# Corsac Fox..



## Imaginaryhooves (Jun 24, 2012)

Hello! I'm interested in getting a Corsac Fox, and have read over a caresheet multiple times
http://www.bema-exotic.org.uk/ssg/Vu...orsac_2013.pdf
and I'm wondering if there are any breeders in Norfolk at all.
Other questions would be if the animal was used to me/humans in general, would it be able to go on walks like a dog would? I understand that the body language of the fox will be different to any other dog should we come across one, but I can simply lift the fox and move away.
As for housing, would a big enough type of shed (going by measurements in the care sheet) be okay? I've seen pictures of enclosures of chain linked fences, but I don't know how to go about setting the ground to put one up and make it secure enough

I've chosen Corsacs as they're (from what I've read) smallest in size and least smelly.

Additional advice would be appreciated!


----------



## George_Millett (Feb 26, 2009)

Read this thread. Elina is fortunate enough to own 4 different breeds of fox including Corsacs and that thread forms almost a blog of her experiences with her pack.


----------



## Elina (Jul 22, 2009)

Corsacs don't do well on walks as in the wild they are most commonly killed by large birds. This is such a big thing for them that unlike other foxes they have evolved to be able to look directly upwards while facing forwards. Even if you are walking a corsac and say a sparrow is over head they try to take cover, release their violet gland and freak out.

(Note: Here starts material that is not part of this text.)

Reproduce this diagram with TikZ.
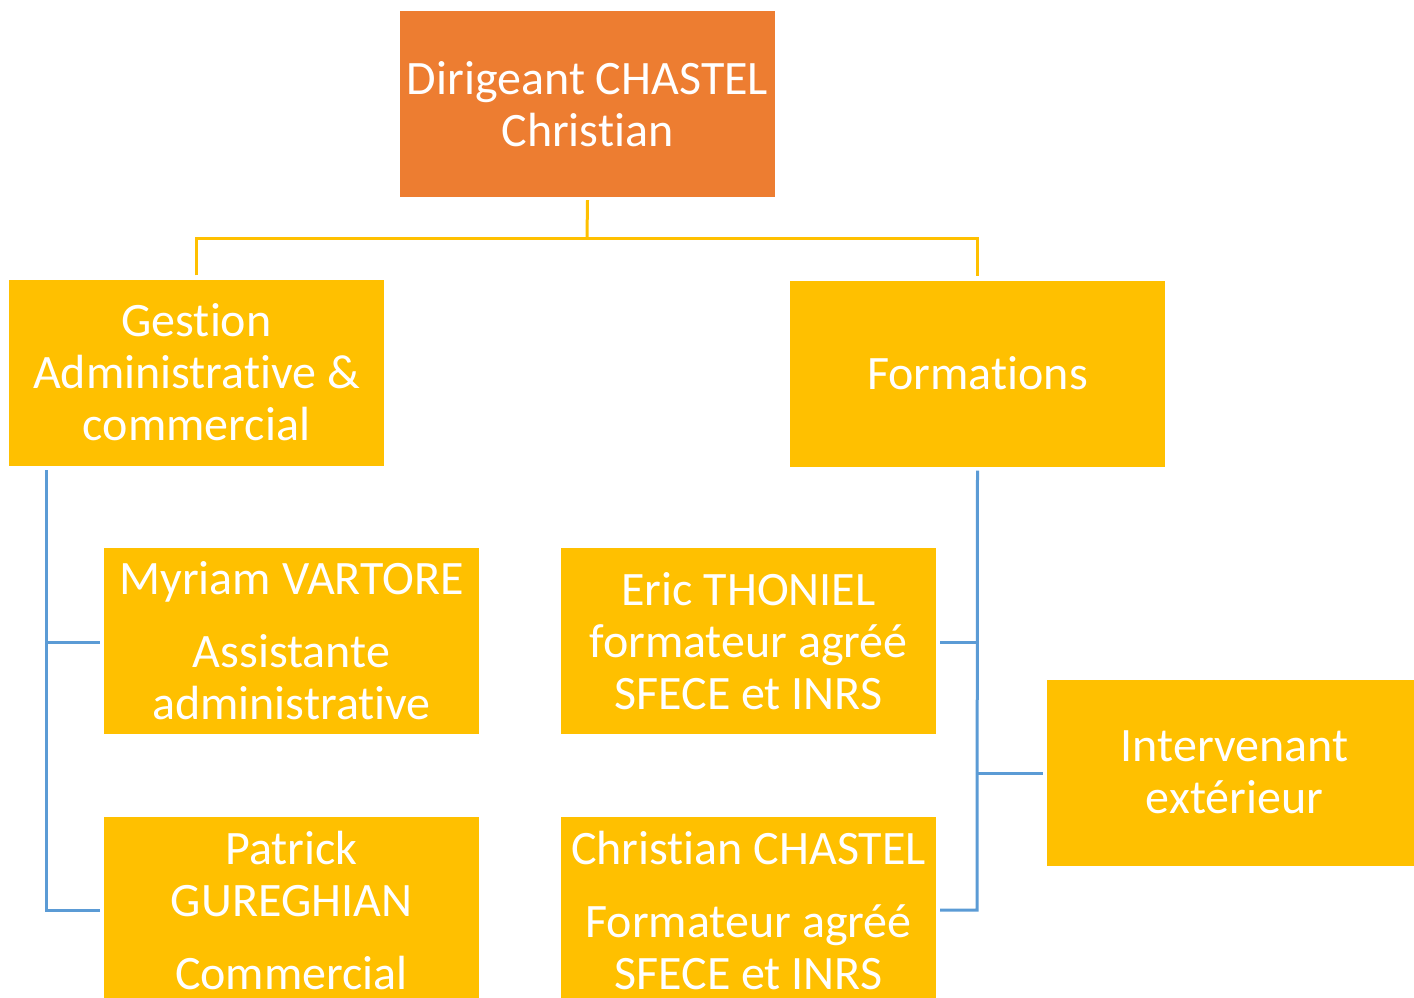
\documentclass[tikz,border=0pt]{standalone}
\usepackage{fontspec}
\setmainfont[RawFeature={-liga;-clig;-calt;-dlig}]{Carlito}
\definecolor{gold}{HTML}{FFC000}
\definecolor{orng}{HTML}{ED7D31}
\definecolor{blu}{HTML}{5B9BD5}
\begin{document}
\begin{tikzpicture}[x=1pt,y=-1pt,
  box/.style={fill=gold, draw=none, minimum width=375pt, minimum height=186pt, inner sep=0pt, text=white, align=center, font=\fontsize{48}{52}\selectfont},
  yline/.style={draw=gold, line width=3pt},
  bline/.style={draw=blu, line width=3pt}]
\useasboundingbox (0,0) rectangle (1414,997);
\begin{scope}
\clip (0,0) rectangle (1414,997);
\node[box, fill=orng] (top) at (587.5,104) {Dirigeant CHASTEL\\Christian};
\node[box] (gest) at (196.5,372.5) {Gestion\\Administrative \&\\commercial};
\node[box] (form) at (977.5,373.5) {Formations};
\node[box] (myr) at (291.5,641) {Myriam VARTORE\\[21pt]Assistante\\administrative};
\node[box] (pat) at (291.5,910) {Patrick\\GUREGHIAN\\[21pt]Commercial};
\node[box] (eric) at (748.5,641) {Eric THONIEL\\formateur agréé\\SFECE et INRS};
\node[box] (chr) at (748.5,910) {Christian CHASTEL\\[21pt]Formateur agréé\\SFECE et INRS};
\node[box] (int) at (1234.5,772.5) {Intervenant\\extérieur};
\end{scope}
\coordinate (ym) at (587,238);
\draw[yline] ([yshift=-3pt]top.south) -- (ym);
\draw[yline] ([yshift=4pt]gest.north) |- (ym) -| ([yshift=4pt]form.north);
\coordinate (lb) at (46,910);
\coordinate (rb) at (977,910);
\coordinate (lm) at (46,642);
\coordinate (rm) at (977,642);
\coordinate (ri) at (977,773);
\draw[bline] ([xshift=-4pt]myr.west |- lm) -- (lm);
\draw[bline] (46,470) -- (lb) -- ([xshift=-4pt]pat.west |- lb);
\draw[bline] ([xshift=4pt]eric.east |- rm) -- (rm);
\draw[bline] ([yshift=-4pt]form.south) -- (rb) -- ([xshift=4pt]chr.east |- rb);
\draw[bline] (ri) -- ([xshift=-4pt]int.west |- ri);
\end{tikzpicture}
\end{document}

This is utterly hellish as they try to go under any and everything and it is actually pretty hard to get them out again. 
This behavior only really kicks in when they reach maturity. 

Corsacs are not the smallest in size, fenecs are HOWEVER they are the least smelly and they are not much bigger then a fennec. One of the main things that makes them least smelly is that unlike a fennec you can train them to use a litter tray and they will not 'go' where they sleep unlike a fennec. 

A fox can easily break out of a shed. Wood on it's on is no challenge for a fox. If they cannot chew it they will dig it until they can chew it. My arctics have a shed but it is inside of their enclosure. If you fully meshed the inside of the shed that could in theory be okay but a well built galvanized steel dog run with both a floor and a roof is a better idea. 
-Elina


----------



## Imaginaryhooves (Jun 24, 2012)

We're thinking of house training instead so it can stay inside. if walks with that type aren't good, are there any other types that aren't as smelly but can walk?


----------



## Elina (Jul 22, 2009)

No fox smells itself unless you are counting fennecs sleeping in their 'mess' as them smelling. It is their mess that smells but also when they are worried they will release their violet gland, like a skunk would spray. It smells very strongly and is very, very unpleasant. If you were to get a young kit that had been raised in a home environment your chances of them getting worried are reduced. 

Foxes are however very destructive if left to their own devices and for that reason you should have a fox safe room or enclosure for when you are not with your fox. The enclosure is the best option as they can burn off their excess energy by digging, climbing and whatnot. 

The species that do well on walks are arctics and reds/silvers. 

What you have to remember with Arctics is that they do not litter train. Reds/silvers do litter train but like all foxes they will mark (by way of urinating and defecating) on things they want to be theirs. 

-Elina


----------